»»
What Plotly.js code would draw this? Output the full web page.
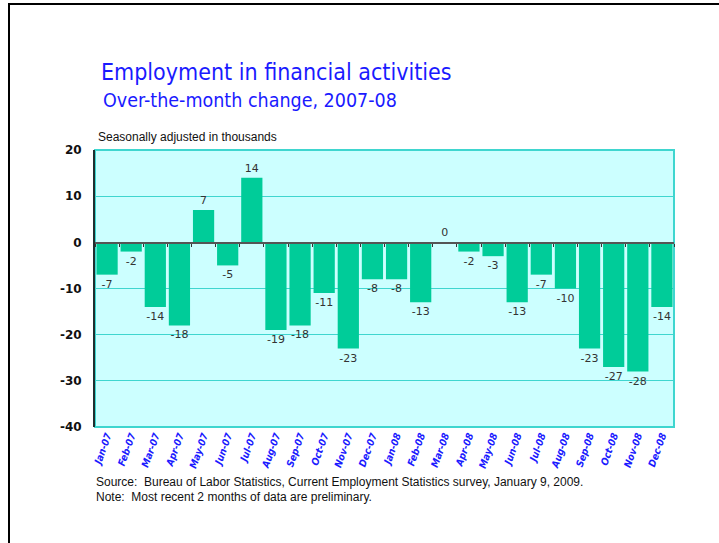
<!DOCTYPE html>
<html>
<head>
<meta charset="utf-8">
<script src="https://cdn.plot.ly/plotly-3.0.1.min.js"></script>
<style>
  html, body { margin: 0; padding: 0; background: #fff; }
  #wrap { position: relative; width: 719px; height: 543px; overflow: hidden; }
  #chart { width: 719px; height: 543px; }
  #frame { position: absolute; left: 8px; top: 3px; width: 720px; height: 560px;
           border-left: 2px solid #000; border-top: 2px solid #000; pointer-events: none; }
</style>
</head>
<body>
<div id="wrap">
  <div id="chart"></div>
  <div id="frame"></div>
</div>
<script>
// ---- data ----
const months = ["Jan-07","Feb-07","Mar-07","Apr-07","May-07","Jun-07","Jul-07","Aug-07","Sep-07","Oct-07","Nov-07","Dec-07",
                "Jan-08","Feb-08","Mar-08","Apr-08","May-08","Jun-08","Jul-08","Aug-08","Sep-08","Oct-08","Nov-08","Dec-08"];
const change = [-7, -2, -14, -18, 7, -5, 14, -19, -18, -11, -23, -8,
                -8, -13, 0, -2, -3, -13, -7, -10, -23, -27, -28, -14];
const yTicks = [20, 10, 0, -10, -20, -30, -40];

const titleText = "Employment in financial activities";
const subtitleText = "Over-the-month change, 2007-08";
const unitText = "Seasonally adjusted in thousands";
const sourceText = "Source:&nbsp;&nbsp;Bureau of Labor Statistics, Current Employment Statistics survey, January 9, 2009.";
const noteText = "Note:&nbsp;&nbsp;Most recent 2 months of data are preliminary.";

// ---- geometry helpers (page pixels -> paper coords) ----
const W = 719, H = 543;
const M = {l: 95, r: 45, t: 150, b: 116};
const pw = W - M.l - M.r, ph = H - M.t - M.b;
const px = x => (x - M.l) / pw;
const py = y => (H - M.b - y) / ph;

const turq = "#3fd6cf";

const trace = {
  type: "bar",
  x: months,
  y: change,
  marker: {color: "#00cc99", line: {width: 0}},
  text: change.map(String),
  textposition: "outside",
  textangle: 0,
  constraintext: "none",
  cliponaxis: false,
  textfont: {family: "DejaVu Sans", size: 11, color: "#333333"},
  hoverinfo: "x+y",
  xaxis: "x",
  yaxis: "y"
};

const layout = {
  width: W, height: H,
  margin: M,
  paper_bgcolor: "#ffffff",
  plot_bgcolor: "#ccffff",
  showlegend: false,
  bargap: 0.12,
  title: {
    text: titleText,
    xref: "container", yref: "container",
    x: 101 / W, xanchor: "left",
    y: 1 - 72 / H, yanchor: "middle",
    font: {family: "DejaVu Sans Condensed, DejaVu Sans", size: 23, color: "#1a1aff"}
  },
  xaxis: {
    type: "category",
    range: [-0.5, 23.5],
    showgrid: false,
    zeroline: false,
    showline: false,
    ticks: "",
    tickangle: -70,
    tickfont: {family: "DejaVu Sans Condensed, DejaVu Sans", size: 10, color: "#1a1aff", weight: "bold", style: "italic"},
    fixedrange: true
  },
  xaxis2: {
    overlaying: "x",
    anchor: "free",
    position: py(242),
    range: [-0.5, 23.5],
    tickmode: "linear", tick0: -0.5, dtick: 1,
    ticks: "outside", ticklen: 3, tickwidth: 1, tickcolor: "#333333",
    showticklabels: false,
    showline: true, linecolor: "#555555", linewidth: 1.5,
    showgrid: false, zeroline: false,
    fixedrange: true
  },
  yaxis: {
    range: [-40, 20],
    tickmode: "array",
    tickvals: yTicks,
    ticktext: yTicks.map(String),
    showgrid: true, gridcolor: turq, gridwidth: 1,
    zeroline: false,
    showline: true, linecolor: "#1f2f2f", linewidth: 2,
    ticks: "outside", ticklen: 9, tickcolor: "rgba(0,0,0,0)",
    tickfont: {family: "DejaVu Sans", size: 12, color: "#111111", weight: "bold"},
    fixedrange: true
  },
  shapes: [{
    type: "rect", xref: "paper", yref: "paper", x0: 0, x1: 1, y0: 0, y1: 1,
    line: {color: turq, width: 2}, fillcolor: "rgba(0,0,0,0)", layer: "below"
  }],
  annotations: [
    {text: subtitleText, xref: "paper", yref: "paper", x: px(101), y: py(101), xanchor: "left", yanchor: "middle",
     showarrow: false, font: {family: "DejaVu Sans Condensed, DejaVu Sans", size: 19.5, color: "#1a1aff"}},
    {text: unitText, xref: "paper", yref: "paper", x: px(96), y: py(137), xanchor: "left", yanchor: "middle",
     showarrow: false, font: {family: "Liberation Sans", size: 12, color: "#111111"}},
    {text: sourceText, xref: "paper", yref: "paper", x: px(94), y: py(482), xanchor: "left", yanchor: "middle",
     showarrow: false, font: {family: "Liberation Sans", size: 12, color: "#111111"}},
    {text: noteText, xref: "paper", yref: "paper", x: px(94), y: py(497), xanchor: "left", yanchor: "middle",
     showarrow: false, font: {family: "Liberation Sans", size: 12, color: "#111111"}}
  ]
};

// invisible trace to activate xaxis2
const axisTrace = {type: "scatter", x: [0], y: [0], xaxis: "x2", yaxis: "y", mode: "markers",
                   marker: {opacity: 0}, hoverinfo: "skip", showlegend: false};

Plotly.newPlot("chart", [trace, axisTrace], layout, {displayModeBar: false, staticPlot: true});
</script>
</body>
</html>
««
**Stated task:** Read through the lines above and collect those that contain the string "page".

**Exercise answer:**
What Plotly.js code would draw this? Output the full web page.
// ---- geometry helpers (page pixels -> paper coords) ----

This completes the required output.